Lines of data:
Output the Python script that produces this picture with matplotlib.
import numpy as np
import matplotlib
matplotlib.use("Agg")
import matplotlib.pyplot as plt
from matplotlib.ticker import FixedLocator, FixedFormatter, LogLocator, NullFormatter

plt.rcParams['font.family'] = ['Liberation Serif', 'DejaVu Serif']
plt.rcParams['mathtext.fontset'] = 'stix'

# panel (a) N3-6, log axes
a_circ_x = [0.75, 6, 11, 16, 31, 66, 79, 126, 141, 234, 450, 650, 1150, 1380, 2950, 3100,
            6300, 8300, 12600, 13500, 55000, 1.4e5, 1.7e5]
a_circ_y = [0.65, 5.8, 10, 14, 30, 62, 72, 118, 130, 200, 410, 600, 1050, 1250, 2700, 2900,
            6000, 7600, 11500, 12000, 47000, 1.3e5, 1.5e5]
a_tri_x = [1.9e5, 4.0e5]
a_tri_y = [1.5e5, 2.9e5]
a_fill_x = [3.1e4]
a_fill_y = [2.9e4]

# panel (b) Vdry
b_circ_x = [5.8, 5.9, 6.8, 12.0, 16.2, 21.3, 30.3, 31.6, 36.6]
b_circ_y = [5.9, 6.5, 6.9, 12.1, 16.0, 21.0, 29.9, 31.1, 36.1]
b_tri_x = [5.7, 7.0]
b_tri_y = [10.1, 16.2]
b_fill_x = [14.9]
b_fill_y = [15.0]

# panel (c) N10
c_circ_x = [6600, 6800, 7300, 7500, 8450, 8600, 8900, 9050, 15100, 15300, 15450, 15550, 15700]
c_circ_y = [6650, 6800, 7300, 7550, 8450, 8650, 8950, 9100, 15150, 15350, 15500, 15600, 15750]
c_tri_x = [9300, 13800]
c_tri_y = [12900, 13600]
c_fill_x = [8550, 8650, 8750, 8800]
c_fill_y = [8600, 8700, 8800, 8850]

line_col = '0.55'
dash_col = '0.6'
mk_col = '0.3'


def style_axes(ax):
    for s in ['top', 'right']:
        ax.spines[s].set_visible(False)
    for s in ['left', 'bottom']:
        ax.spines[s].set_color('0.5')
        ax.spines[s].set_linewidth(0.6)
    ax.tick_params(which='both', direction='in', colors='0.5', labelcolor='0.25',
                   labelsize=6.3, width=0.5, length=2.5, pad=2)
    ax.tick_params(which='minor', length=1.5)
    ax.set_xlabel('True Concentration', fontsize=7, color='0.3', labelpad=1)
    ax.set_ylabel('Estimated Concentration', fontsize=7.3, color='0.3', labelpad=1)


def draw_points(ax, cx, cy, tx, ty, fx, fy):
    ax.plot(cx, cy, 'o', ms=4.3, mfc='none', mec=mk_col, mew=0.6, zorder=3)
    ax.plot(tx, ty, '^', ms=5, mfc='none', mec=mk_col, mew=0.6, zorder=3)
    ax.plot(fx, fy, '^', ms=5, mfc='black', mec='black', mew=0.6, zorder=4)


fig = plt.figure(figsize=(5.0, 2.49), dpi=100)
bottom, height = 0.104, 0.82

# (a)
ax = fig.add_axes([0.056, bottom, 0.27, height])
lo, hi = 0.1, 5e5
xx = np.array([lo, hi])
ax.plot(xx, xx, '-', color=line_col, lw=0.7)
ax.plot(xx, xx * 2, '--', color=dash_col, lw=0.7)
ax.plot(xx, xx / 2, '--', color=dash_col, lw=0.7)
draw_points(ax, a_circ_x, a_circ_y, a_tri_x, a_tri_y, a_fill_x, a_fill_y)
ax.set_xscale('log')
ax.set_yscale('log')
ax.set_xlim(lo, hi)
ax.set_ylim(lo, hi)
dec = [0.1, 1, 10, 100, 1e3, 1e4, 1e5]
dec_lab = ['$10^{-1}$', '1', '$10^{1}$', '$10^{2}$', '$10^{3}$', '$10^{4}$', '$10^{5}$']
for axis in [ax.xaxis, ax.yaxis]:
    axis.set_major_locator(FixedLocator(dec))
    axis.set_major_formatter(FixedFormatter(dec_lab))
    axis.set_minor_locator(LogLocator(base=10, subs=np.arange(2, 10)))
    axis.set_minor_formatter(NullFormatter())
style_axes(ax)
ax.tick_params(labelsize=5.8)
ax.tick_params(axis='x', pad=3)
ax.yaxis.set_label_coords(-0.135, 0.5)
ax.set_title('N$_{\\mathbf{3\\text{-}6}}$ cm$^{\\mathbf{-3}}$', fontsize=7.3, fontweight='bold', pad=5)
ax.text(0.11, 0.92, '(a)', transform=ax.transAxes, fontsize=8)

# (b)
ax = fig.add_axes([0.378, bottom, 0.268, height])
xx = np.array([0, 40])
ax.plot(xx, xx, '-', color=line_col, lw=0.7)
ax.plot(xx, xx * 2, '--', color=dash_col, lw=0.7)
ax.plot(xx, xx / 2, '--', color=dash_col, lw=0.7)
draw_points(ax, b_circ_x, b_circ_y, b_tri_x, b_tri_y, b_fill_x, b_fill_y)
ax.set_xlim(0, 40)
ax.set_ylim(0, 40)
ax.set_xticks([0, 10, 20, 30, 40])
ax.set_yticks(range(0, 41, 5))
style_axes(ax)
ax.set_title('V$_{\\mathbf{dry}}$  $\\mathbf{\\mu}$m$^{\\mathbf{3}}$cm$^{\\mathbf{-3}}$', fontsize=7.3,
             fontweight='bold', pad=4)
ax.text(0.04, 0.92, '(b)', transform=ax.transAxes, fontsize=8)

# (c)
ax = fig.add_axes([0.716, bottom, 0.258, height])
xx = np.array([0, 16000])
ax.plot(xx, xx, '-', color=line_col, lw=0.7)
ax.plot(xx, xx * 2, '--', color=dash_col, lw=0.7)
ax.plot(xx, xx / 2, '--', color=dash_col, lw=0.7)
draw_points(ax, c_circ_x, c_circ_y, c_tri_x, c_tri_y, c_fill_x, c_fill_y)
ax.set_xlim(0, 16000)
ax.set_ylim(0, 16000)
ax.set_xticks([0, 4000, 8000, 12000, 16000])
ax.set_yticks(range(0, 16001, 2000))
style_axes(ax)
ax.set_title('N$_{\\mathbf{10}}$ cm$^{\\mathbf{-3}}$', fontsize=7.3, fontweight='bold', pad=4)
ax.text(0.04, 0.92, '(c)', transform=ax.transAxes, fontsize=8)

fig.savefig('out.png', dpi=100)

...

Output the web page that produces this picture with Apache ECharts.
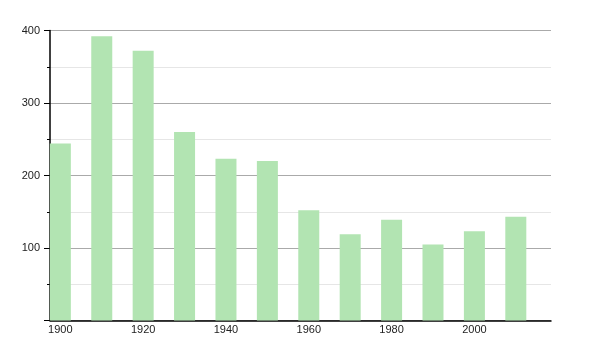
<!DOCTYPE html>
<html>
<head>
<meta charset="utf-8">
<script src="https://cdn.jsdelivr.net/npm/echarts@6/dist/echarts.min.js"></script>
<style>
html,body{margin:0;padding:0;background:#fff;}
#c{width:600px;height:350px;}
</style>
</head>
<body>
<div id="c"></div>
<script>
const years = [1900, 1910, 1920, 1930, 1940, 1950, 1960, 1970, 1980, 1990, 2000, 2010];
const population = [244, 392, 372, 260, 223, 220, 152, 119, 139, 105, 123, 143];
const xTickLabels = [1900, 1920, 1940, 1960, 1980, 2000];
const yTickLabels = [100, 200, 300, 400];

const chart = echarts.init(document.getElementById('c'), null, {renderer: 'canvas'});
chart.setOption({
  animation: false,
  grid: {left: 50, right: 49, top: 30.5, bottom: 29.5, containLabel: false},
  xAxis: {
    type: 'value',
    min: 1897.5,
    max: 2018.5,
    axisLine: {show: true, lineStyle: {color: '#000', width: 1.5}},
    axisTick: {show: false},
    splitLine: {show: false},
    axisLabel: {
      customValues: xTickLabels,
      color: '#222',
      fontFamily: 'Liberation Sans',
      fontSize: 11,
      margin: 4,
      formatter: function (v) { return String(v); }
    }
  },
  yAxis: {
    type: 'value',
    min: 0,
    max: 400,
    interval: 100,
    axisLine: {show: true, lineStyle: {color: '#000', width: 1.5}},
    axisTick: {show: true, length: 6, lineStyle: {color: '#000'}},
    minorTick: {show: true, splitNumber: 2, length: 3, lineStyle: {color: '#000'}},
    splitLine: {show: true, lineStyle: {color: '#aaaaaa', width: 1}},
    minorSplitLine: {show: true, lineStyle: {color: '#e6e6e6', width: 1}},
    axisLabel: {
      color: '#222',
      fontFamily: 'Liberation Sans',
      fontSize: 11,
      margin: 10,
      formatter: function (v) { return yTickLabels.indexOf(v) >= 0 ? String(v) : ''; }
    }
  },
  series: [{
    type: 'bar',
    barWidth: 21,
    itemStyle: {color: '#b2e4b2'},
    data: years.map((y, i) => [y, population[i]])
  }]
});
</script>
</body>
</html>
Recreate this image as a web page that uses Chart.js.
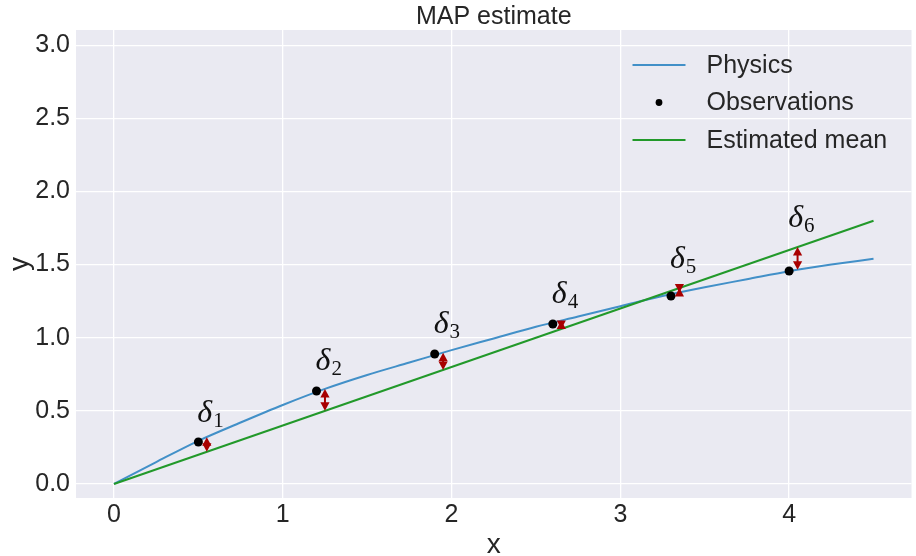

## Problem requirements
In the listing above, locate the line containing "Output the Python" and the line containing "mk_col = '0.3'". Transcribe those two lines and everything between them, exactly as written.

## Exercise answer
Output the Python script that produces this picture with matplotlib.
import numpy as np
import matplotlib
matplotlib.use("Agg")
import matplotlib.pyplot as plt
from matplotlib.ticker import FixedLocator, FixedFormatter, LogLocator, NullFormatter

plt.rcParams['font.family'] = ['Liberation Serif', 'DejaVu Serif']
plt.rcParams['mathtext.fontset'] = 'stix'

# panel (a) N3-6, log axes
a_circ_x = [0.75, 6, 11, 16, 31, 66, 79, 126, 141, 234, 450, 650, 1150, 1380, 2950, 3100,
            6300, 8300, 12600, 13500, 55000, 1.4e5, 1.7e5]
a_circ_y = [0.65, 5.8, 10, 14, 30, 62, 72, 118, 130, 200, 410, 600, 1050, 1250, 2700, 2900,
            6000, 7600, 11500, 12000, 47000, 1.3e5, 1.5e5]
a_tri_x = [1.9e5, 4.0e5]
a_tri_y = [1.5e5, 2.9e5]
a_fill_x = [3.1e4]
a_fill_y = [2.9e4]

# panel (b) Vdry
b_circ_x = [5.8, 5.9, 6.8, 12.0, 16.2, 21.3, 30.3, 31.6, 36.6]
b_circ_y = [5.9, 6.5, 6.9, 12.1, 16.0, 21.0, 29.9, 31.1, 36.1]
b_tri_x = [5.7, 7.0]
b_tri_y = [10.1, 16.2]
b_fill_x = [14.9]
b_fill_y = [15.0]

# panel (c) N10
c_circ_x = [6600, 6800, 7300, 7500, 8450, 8600, 8900, 9050, 15100, 15300, 15450, 15550, 15700]
c_circ_y = [6650, 6800, 7300, 7550, 8450, 8650, 8950, 9100, 15150, 15350, 15500, 15600, 15750]
c_tri_x = [9300, 13800]
c_tri_y = [12900, 13600]
c_fill_x = [8550, 8650, 8750, 8800]
c_fill_y = [8600, 8700, 8800, 8850]

line_col = '0.55'
dash_col = '0.6'
mk_col = '0.3'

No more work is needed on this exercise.